Case base and optimizer communicate before evaluating a new variant and check if a design with exactly the same parameters had already been investigated before. If so, the corresponding entries of the case base are added to the result report without further analysis.

5 Conclusion and Future Work

The implemented system allows fast and targeted access to information in various product development phases and rapid adaptation of CAD models through the integration of RDC, case base, CAD system and further analysis models. Conceptual changes are possible at every step of the design process when the designer returns to the catalogue and choses a different suitable separator type. All generated knowledge is stored automatically.

Dust separators can be considered as standard examples from plant engineering, nonetheless there are a few point that reduce the complexity of this knowledge-based engineering environment:

  • Linearity of design activities: Although the modeling is in some cases effortful, especially when techniques like CFD are incorporated, and although empirical validation is necessary for many separator types, the design activities follow basically a linear flow. Inputs can be computed to outputs without further considerations of changing constraints and interactions to other components.

  • Simplicity of CAD models: The CAD models for the implemented separators involve mostly prismatic and revolved geometry with only little relation between single design parameters so that the implementation of, e.g., manufacturing knowledge is comparably simple.

  • Good initial knowledge base: Design knowledge for dust separators is widely available and already formalized to a good degree.
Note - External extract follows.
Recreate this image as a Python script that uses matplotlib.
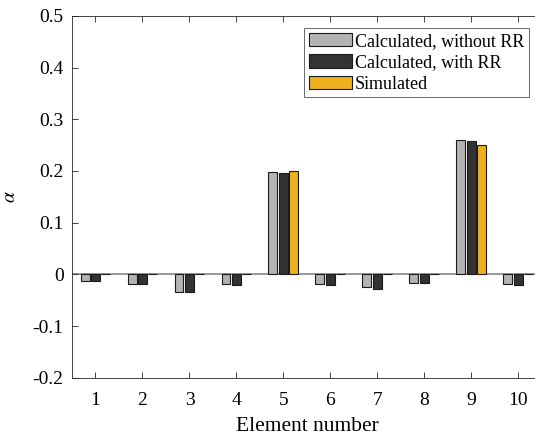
import matplotlib
matplotlib.use('Agg')
import matplotlib.pyplot as plt
import numpy as np

elements = [1, 2, 3, 4, 5, 6, 7, 8, 9, 10]
calc_without_rr = [-0.013, -0.018, -0.035, -0.018, 0.198, -0.018, -0.024, -0.017, 0.260, -0.019]
calc_with_rr = [-0.013, -0.018, -0.034, -0.021, 0.196, -0.021, -0.029, -0.016, 0.257, -0.021]
simulated = [0, 0, 0, 0, 0.200, 0, 0, 0, 0.250, 0]
labels = ['Calculated, without RR', 'Calculated, with RR', 'Simulated']
colors = ['#b3b3b3', '#333333', '#edb120']


def plot():
    plt.rcParams['font.family'] = ['Liberation Serif', 'DejaVu Serif']
    plt.rcParams['mathtext.fontset'] = 'stix'
    plt.rcParams['axes.unicode_minus'] = False

    fig = plt.figure(figsize=(5.35, 4.38), dpi=100)
    ax = fig.add_axes([0.1346, 0.1377, 0.878, 0.826])

    x = np.array(elements)
    off = 0.222
    w = 0.19
    series = [calc_without_rr, calc_with_rr, simulated]
    ax.axhline(0, color='#888888', lw=1.2, zorder=1)
    for i, (vals, lab, col) in enumerate(zip(series, labels, colors)):
        ax.bar(x + (i - 1) * off, vals, w, color=col, edgecolor='#1a1a1a',
               linewidth=0.8, label=lab, zorder=2)

    ax.set_xlim(0.5, 10.5)
    ax.set_ylim(-0.2, 0.5)
    ax.set_xticks(elements)
    yt = np.arange(-0.2, 0.51, 0.1)
    ax.set_yticks(yt)
    ax.set_yticklabels(['%g' % round(v, 1) for v in yt])
    ax.tick_params(direction='in', top=True, right=False, length=4,
                   labelsize=14, color='#262626', width=0.6)
    ax.tick_params(axis='y', pad=6)
    ax.tick_params(axis='x', pad=10.5)
    ax.spines['right'].set_visible(False)
    for s in ax.spines.values():
        s.set_color('#262626')
        s.set_linewidth(0.6)

    ax.set_xlabel('Element number', fontsize=15.5, labelpad=5.5)
    ax.set_ylabel(r'$\alpha$', fontsize=14)
    ax.yaxis.set_label_coords(-0.112, 0.5)

    leg = ax.legend(loc='upper right', bbox_to_anchor=(0.973, 0.967), fontsize=13,
                    frameon=True, fancybox=False, edgecolor='#262626',
                    handlelength=2.4, handleheight=0.78, handletextpad=0.15,
                    borderpad=0.26, labelspacing=0.25, borderaxespad=0)
    leg.get_frame().set_linewidth(0.6)

    fig.savefig('out.png', dpi=100)


if __name__ == '__main__':
    plot()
Regarding the stated goal to easily traverse from requirements over concepts to embodiment design and to integrate RDCs as organizer for concept access and knowledge retrieval, the implemented system met the requirements. Especially the integration of RDC and case base showed promising features for the identification of design intent, which in the case study was performed by a human designer. The integration of further algorithmic tools to discover new reasoning is thus an obvious avenue for further research.